DUBAI • Efforts to resolve a diplomatic dispute pitting Saudi Arabia and its allies against Qatar intensified yesterday, after Washington offered to mediate the biggest crisis to grip the Gulf in years.
As Kuwait's Emir shuttled between Gulf capitals for talks, US President Donald Trump offered to host a White House meeting if necessary, in a change of heart from his initial support for the Saudi-led boycott.
Saudi Arabia, the United Arab Emirates, Egypt and Bahrain lead a string of countries that this week cut ties with Qatar over what they say is the emirate's financing of extremist groups and its ties to Iran, Saudi Arabia's regional arch-rival.
Qatar strongly denies the allegations and has expressed a willingness to engage in talks.
The Arab countries closed air, sea and land links with Qatar, barred the emirate's planes from their airspace and ordered Qatari citizens out within 14 days.
In a measure that cemented earlier UAE restrictions on air transport, the country's General Civil Aviation Authority said yesterday it had closed the air space for all air traffic to and from Doha until further notice. The UAE also cut postal ties with Qatar.
Normally guarded about politics, Qataris have expressed outrage.
"It is a blockade! Like that of Berlin. A declaration of war.

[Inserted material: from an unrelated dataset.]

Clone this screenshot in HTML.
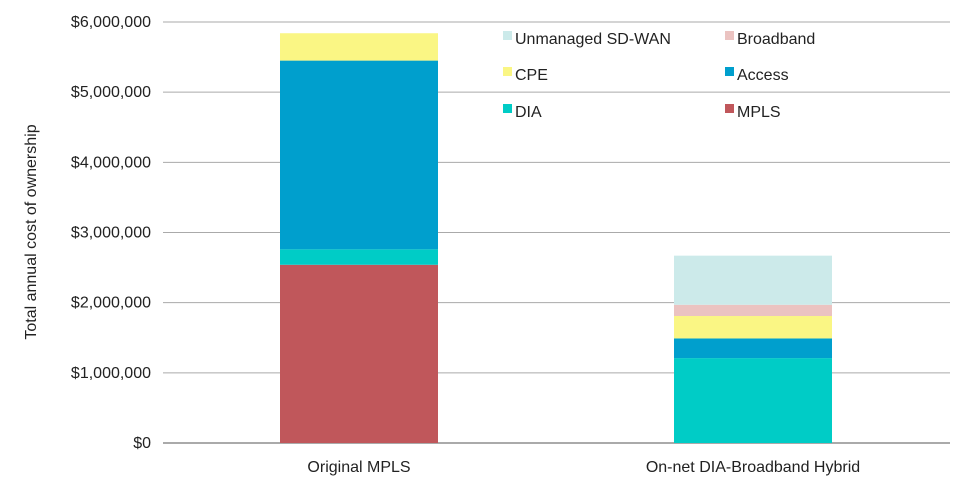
<!DOCTYPE html>
<html><head><meta charset="utf-8"><style>
body{margin:0;background:#fff;font-family:"Liberation Sans",Helvetica,sans-serif}
svg text{font-family:"Liberation Sans",Helvetica,sans-serif;fill:#222}
</style></head><body>
<svg id="chart" width="975" height="485" xmlns="http://www.w3.org/2000/svg">
<g id="grid"></g><g id="bars"></g><g id="legend"></g>
<text transform="translate(36,232) rotate(-90)" text-anchor="middle" font-size="16">Total annual cost of ownership</text>
</svg>
<script>
const categories = ["Original MPLS", "On-net DIA-Broadband Hybrid"];
const seriesNames = ["MPLS", "DIA", "Access", "CPE", "Broadband", "Unmanaged SD-WAN"];
const mpls = [2540000, 0];
const dia = [220000, 1210000];
const access = [2690000, 280000];
const cpe = [390000, 320000];
const broadband = [0, 160000];
const sdwan = [0, 700000];
const yTicks = [0, 1000000, 2000000, 3000000, 4000000, 5000000, 6000000];
const tickLabels = ["$0", "$1,000,000", "$2,000,000", "$3,000,000", "$4,000,000", "$5,000,000", "$6,000,000"];
const colors = ["#c0575b", "#00ccc6", "#009fcd", "#faf684", "#ebc3c1", "#cceaea"];
const ns = "http://www.w3.org/2000/svg";
const y0 = 443, y1 = 22, left = 163, right = 950;
const y = v => y0 - (v / 6000000) * (y0 - y1);
const xCenter = i => 359 + i * 394;
const barW = 158;
function mk(tag, attrs, parent){const e=document.createElementNS(ns,tag);for(const k in attrs)e.setAttribute(k,attrs[k]);parent.appendChild(e);return e;}
const grid = document.getElementById('grid');
yTicks.forEach((t, i) => {
  const l = mk('line', {x1:left, x2:right, y1:y(t), y2:y(t), stroke: i===0?'#555':'#aaa', 'stroke-width':1}, grid);
  
  
  const tx = mk('text', {x:151, y:y(t)+5, 'text-anchor':'end', 'font-size':16}, grid);
  tx.textContent = tickLabels[i];
  
  
});
const series = [mpls, dia, access, cpe, broadband, sdwan];
const bars = document.getElementById('bars');
categories.forEach((c, i) => {
  let acc = 0;
  series.forEach((s, k) => {
    const v = s[i]; if (!v) return;
    const r = mk('rect', {x:xCenter(i)-barW/2, y:y(acc+v), width:barW, height:y(acc)-y(acc+v), fill:colors[k]}, bars);
    
    
    acc += v;
  });
  const t = mk('text', {x:xCenter(i), y:472, 'text-anchor':'middle', 'font-size':16}, bars);
  t.textContent = c;
  
  
});
const legend = document.getElementById('legend');
const legendOrder = [[5,503,38],[4,725,38],[3,503,74],[2,725,74],[1,503,111],[0,725,111]];
legendOrder.forEach(([k, lx, ly]) => {
  const r = mk('rect', {x:lx, y:ly-7, width:9, height:9, fill:colors[k]}, legend);
  
  
  const t = mk('text', {x:lx+12, y:ly+6, 'font-size':16}, legend);
  t.textContent = seriesNames[k];
  
  
});
</script>
</body></html>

A political, economic and social aggression," a Qatari diplomat said.
With food and other supplies disrupted and worries mounting about deepening economic turbulence, banks and firms in Gulf Arab states are seeking to keep business links to Qatar open and avoid a costly fire sale of assets.
The feud has raised fears of wider instability in an already-volatile region that is a crucial global energy supplier and home to several Western military bases.
Officials from Qatar and its Gulf Arab neighbours embarked on a quickening round of shuttle diplomacy, with the Qatari foreign minister due in Moscow and Brussels and Bahrain's King visiting his ally Egypt for talks on the crisis.
Kuwait - which unlike most of its fellow Gulf Cooperation Council (GCC) members has not cut off ties with Qatar - has been leading efforts to mediate.
Its Emir, Sheikh Sabah al-Ahmad Al-Sabah, held talks on Wednesday with Qatari counterpart Sheikh Tamim bin Hamad Al-Thani, following talks with senior UAE officials and Saudi King Salman.
Doha has for years forged its own alliances in the region, often diverging from the GCC and taking in leaders of the Muslim Brotherhood, the Palestinian Hamas and members of the Afghan Taleban.
A senior Emirati official told AFP that this week's decision was not aimed at a change of regime in Qatar but to pressure the country to reshape its policy.
"This is a foreign policy gone wild," state minister for foreign affairs Anwar Gargash told AFP.
Saudi Arabia's al Watan newspaper published what it said was a list of eight "extremist organisations" seen as working to destabilise the region from Qatar.
Qatar has backed Islamist movements but vehemently denies supporting terrorism. It provides a haven to anti-Western groups such as the Taleban and Algeria's Islamic Salvation Front. Qatar says it does not accept its neighbours' view that any group with an Islamist background is terrorist. Qatar's Emir has said such a view is a big mistake.